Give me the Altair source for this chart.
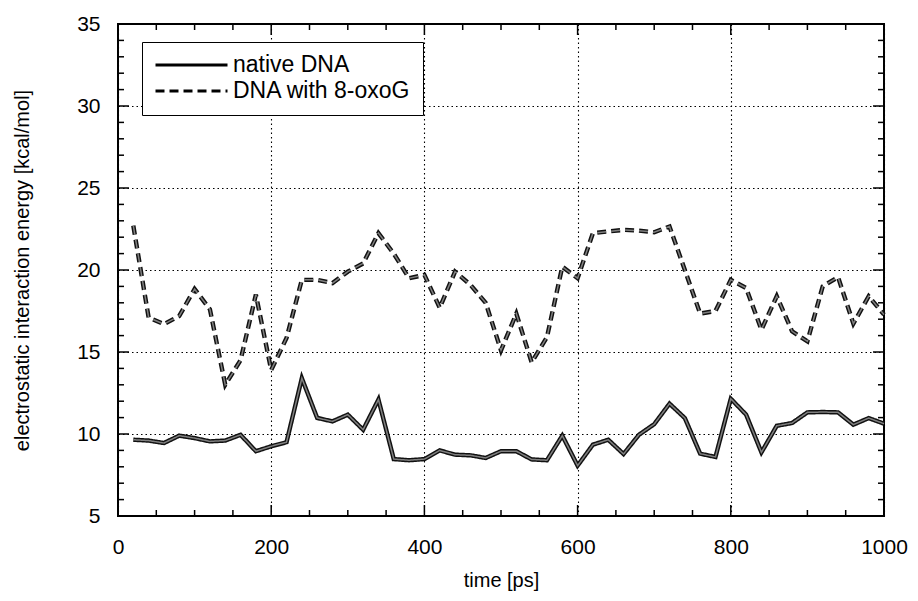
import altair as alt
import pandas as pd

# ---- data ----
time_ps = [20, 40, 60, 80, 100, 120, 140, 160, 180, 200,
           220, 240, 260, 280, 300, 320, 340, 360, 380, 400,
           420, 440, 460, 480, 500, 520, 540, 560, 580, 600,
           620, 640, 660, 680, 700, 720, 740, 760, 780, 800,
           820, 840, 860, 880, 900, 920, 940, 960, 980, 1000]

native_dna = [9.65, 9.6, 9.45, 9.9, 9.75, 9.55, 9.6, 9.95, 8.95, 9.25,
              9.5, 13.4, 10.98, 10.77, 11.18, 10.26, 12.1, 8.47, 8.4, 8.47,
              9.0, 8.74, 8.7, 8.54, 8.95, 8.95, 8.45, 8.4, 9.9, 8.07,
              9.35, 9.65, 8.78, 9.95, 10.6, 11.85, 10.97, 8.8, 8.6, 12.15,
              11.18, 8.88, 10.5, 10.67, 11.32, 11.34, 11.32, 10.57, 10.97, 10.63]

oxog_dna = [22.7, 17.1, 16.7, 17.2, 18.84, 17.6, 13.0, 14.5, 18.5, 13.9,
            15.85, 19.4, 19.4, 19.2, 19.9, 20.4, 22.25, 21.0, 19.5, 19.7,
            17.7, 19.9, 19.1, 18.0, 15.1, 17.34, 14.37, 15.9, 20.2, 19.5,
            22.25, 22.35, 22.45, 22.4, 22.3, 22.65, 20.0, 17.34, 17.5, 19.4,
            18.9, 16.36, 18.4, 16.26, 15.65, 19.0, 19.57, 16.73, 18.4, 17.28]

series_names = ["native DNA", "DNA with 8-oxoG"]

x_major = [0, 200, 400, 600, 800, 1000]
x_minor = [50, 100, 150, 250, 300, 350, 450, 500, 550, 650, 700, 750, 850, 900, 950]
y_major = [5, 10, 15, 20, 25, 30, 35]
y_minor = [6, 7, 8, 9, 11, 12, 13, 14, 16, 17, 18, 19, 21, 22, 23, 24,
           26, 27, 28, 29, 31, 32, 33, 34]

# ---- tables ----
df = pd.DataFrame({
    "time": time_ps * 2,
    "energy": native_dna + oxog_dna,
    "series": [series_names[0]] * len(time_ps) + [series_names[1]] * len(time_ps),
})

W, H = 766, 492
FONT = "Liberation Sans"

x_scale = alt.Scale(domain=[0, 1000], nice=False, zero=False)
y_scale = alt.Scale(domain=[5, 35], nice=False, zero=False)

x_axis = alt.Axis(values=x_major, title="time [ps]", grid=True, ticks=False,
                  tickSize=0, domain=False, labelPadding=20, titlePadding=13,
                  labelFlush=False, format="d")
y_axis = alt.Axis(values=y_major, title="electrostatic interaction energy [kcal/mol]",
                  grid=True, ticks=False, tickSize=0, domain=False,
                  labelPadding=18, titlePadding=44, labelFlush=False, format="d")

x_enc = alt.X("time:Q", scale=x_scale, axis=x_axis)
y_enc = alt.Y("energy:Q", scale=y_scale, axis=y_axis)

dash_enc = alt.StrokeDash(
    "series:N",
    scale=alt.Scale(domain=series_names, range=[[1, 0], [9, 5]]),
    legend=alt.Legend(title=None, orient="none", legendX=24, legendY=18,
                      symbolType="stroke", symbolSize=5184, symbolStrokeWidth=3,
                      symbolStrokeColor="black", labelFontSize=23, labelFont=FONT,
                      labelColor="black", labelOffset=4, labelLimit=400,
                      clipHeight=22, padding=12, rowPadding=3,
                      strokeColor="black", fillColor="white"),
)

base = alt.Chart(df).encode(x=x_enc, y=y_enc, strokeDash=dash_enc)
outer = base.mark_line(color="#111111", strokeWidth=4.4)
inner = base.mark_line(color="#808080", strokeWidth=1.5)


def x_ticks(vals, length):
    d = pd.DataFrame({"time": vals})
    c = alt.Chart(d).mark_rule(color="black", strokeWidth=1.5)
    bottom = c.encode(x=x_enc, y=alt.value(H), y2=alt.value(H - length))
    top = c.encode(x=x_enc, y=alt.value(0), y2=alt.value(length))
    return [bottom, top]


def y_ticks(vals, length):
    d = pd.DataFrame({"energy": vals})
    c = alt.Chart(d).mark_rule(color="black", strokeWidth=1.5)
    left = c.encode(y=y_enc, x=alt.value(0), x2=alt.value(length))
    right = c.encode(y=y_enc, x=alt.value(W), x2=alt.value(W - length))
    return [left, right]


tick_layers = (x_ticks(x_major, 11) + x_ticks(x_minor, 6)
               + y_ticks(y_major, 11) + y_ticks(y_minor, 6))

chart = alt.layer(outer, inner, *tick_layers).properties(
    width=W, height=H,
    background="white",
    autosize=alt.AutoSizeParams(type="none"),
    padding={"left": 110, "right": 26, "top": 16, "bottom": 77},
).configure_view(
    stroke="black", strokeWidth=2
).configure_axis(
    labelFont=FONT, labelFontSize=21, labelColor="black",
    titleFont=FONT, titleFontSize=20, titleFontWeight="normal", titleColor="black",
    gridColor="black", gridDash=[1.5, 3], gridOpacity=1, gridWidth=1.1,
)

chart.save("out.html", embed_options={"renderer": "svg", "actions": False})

○ ○ ○ ○ ○ ○ ○

#### TASK BRIEF
Repeat only what lies between the start of the data and the end of the line containing "10.57, 10.97, 10.63]", exactly, with pictures left out.

#### SOLUTION FOR THIS TASK
Give me the Altair source for this chart.
import altair as alt
import pandas as pd

# ---- data ----
time_ps = [20, 40, 60, 80, 100, 120, 140, 160, 180, 200,
           220, 240, 260, 280, 300, 320, 340, 360, 380, 400,
           420, 440, 460, 480, 500, 520, 540, 560, 580, 600,
           620, 640, 660, 680, 700, 720, 740, 760, 780, 800,
           820, 840, 860, 880, 900, 920, 940, 960, 980, 1000]

native_dna = [9.65, 9.6, 9.45, 9.9, 9.75, 9.55, 9.6, 9.95, 8.95, 9.25,
              9.5, 13.4, 10.98, 10.77, 11.18, 10.26, 12.1, 8.47, 8.4, 8.47,
              9.0, 8.74, 8.7, 8.54, 8.95, 8.95, 8.45, 8.4, 9.9, 8.07,
              9.35, 9.65, 8.78, 9.95, 10.6, 11.85, 10.97, 8.8, 8.6, 12.15,
              11.18, 8.88, 10.5, 10.67, 11.32, 11.34, 11.32, 10.57, 10.97, 10.63]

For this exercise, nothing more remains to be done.